Correlation Matrix (Multi-variabel)

cols = ['total_sales', 'stok_awal', 'sell_through_pct', 'jumlah_sku']
corr_matrix = df[cols].corr()
print(corr_matrix.round(2))

6. Ranking & Percentile

Ranking Toko

df['rank'] = df['total_sales'].rank(ascending=False).astype(int)
df['percentile'] = df['total_sales'].rank(pct=True) * 100

# Top 20% performer
top_performers = df[df['percentile'] >= 80].sort_values('total_sales', ascending=False)
# Bottom 20%
bottom_performers = df[df['percentile'] <= 20].sort_values('total_sales')

7. Forecasting Sederhana

Linear Projection

# Proyeksi bulan depan berdasarkan tren linear
months_ahead = 1
projected = intercept + slope * (len(df_monthly) + months_ahead - 1)
print(f"Proyeksi bulan depan: Rp {projected:,.0f}")

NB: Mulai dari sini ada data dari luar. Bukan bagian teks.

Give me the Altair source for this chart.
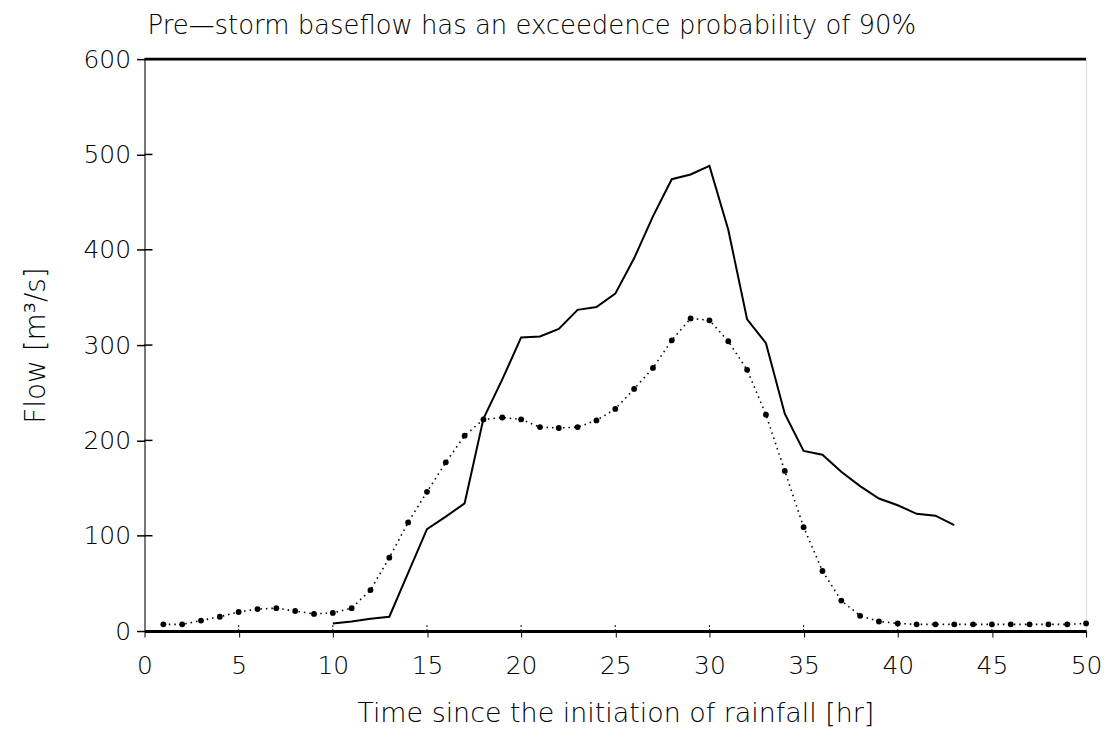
import altair as alt
import pandas as pd

# Solid line: hourly flow (t = 10 .. 43)
solid_t = list(range(10, 44))
solid_v = [8, 10, 13, 15, 61, 107, 120, 134, 223, 264, 308, 309, 317, 337, 340,
           354, 391, 435, 474, 479, 488, 421, 327, 302, 228, 189, 185, 167, 152,
           139, 132, 123, 121, 111]

# Dotted line with dots: hourly flow (t = 1 .. 50)
dot_t = list(range(1, 51))
dot_v = [7, 7, 11, 15, 20, 23, 24, 21, 18, 19,
         24, 43, 77, 114, 146, 177, 205, 222, 224, 222,
         214, 213, 214, 221, 233, 254, 276, 305, 328, 326,
         304, 274, 227, 168, 109, 63, 32, 16, 10, 8,
         7, 7, 7, 7, 7, 7, 7, 7, 7, 8]

x_ticks = [0, 5, 10, 15, 20, 25, 30, 35, 40, 45, 50]
y_ticks = [0, 100, 200, 300, 400, 500, 600]
x_inner = [5, 10, 15, 20, 25, 30, 35, 40, 45]
y_inner = [100, 200, 300, 400, 500]

title_text = "Pre\u2014storm baseflow has an exceedence probability of 90%"
x_title = "Time since the initiation of rainfall [hr]"
y_title = "Flow [m\u00b3/s]"

FONT = "DejaVu Sans"
FW = 200
W, H = 945, 574

solid_df = pd.DataFrame({"t": solid_t, "flow": solid_v})
dot_df = pd.DataFrame({"t": dot_t, "flow": dot_v})
yin_df = pd.DataFrame({"v": y_inner})
xin_df = pd.DataFrame({"v": x_inner})

xs = alt.Scale(domain=[0, 50], nice=False, zero=False)
ys = alt.Scale(domain=[0, 600], nice=False)

x_axis = alt.Axis(values=x_ticks, title=x_title, grid=False, tickSize=6,
                  tickColor="black", tickWidth=1, domainColor="black",
                  domainWidth=3, labelFontSize=25, labelPadding=17,
                  labelColor="black", titleFontSize=27, titlePadding=22,
                  titleColor="black", titleFontWeight=FW, labelFontWeight=FW,
                  labelFont=FONT, titleFont=FONT, labelFlush=False)
y_axis = alt.Axis(values=y_ticks, title=y_title, grid=False, tickSize=8,
                  tickColor="black", tickWidth=1.5, domainColor="black",
                  domainWidth=1, labelFontSize=25, labelPadding=6,
                  labelColor="black", titleFontSize=28, titlePadding=33,
                  titleColor="black", titleFontWeight=FW, labelFontWeight=FW,
                  labelFont=FONT, titleFont=FONT, labelFlush=False)

solid = alt.Chart(solid_df).mark_line(color="black", strokeWidth=2).encode(
    x=alt.X("t:Q", scale=xs, axis=x_axis),
    y=alt.Y("flow:Q", scale=ys, axis=y_axis),
)

dotted = alt.Chart(dot_df).mark_line(color="black", strokeWidth=1.6,
                                     strokeDash=[1.5, 4]).encode(
    x=alt.X("t:Q", scale=xs),
    y=alt.Y("flow:Q", scale=ys),
)

dots = alt.Chart(dot_df).mark_circle(color="black", size=34, opacity=1).encode(
    x=alt.X("t:Q", scale=xs),
    y=alt.Y("flow:Q", scale=ys),
)

top_rule = alt.Chart(pd.DataFrame({"v": [600]})).mark_rule(
    color="black", strokeWidth=3).encode(y=alt.Y("v:Q", scale=ys))

y_in = alt.Chart(yin_df).mark_rule(color="black", strokeWidth=1.5).encode(
    y=alt.Y("v:Q", scale=ys), x=alt.value(0), x2=alt.value(8))

x_in = alt.Chart(xin_df).mark_rule(color="black", strokeWidth=1,
                                   strokeDash=[2, 2]).encode(
    x=alt.X("v:Q", scale=xs), y=alt.value(H), y2=alt.value(H - 6))

chart = alt.layer(y_in, x_in, dotted, dots, solid, top_rule).properties(
    width=W,
    height=H,
    title=alt.TitleParams(title_text, anchor="start", frame="group",
                          fontSize=26, font=FONT, fontWeight=FW,
                          color="black", offset=8, dx=3),
    autosize=alt.AutoSizeParams(type="none"),
    padding={"left": 137, "top": 50, "right": 20, "bottom": 95},
).configure_view(stroke="black", strokeWidth=1.2).configure(background="white")

chart.save("out.html", embed_options={"renderer": "svg", "actions": False})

YTD Run Rate Annualization

current_month = 2  # Feb
ytd_sales = 847_500_000
annualized = (ytd_sales / current_month) * 12
print(f"Full-year run rate: Rp {annualized:,.0f}")

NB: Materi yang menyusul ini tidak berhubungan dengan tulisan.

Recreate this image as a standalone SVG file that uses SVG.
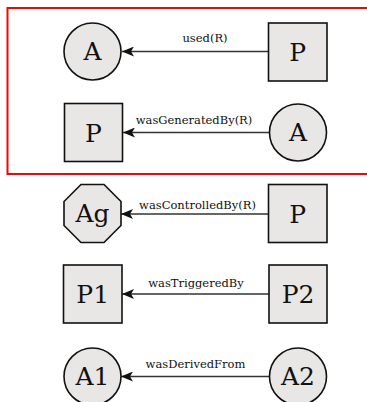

Format Output Statistik ke User

Gunakan format ini saat deliver ke Wayan via WA:

📊 *Analisis [Topik] — [Periode]*

*Ringkasan:*
• Total: Rp X
• Rata-rata per toko: Rp X
• Median: Rp X (tengah distribusi)
• Std Dev: Rp X (variasi antar toko)

*Outlier:*
🟢 Overperform (top): [Toko A] Rp X (+Y% dari rata-rata)
🔴 Underperform: [Toko B] Rp X (-Y% dari rata-rata)

*Tren:*
📈/📉 [Naik/Turun] X% vs bulan lalu
Tren 3 bulan: [deskripsi]

*Insight:*
[1-2 kalimat actionable insight]

Notes

Selalu sertakan n (jumlah data points) dalam laporan
Kalau data < 10 toko, jangan pakai t-test — gunakan perbandingan deskriptif saja
Untuk data Zuma: gunakan schema core.*, portal.*, atau mart.* — JANGAN raw.*
Currency dalam Rupiah, format: Rp 1.234.567 (titik ribuan, koma desimal)

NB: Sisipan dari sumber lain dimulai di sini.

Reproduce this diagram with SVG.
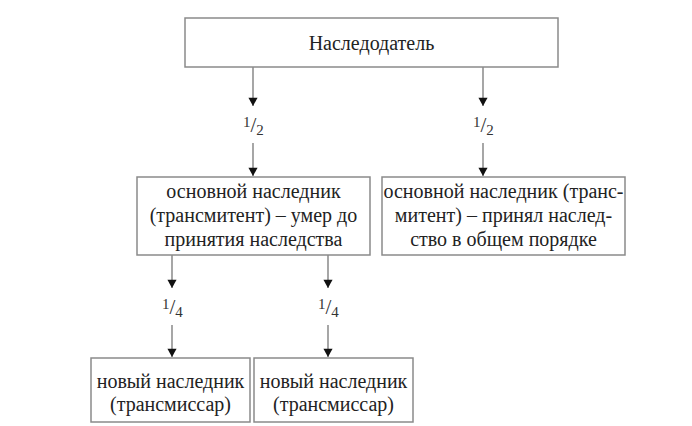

File Input: Data dari Dokumen User

Kalau data yang akan dianalisis berasal dari file yang dikirim user (PDF laporan, Excel, CSV, Word), gunakan markitdown sebagai pre-processing:

# Convert ke markdown dulu, baru analisis
markitdown laporan_sales.pdf > data.md
markitdown data_toko.xlsx > data.md
markitdown export.csv > data.md

Setelah convert, extract angka/tabel dari markdown untuk dimasukkan ke pipeline statistik. Lihat: markitdown skill untuk format yang didukung.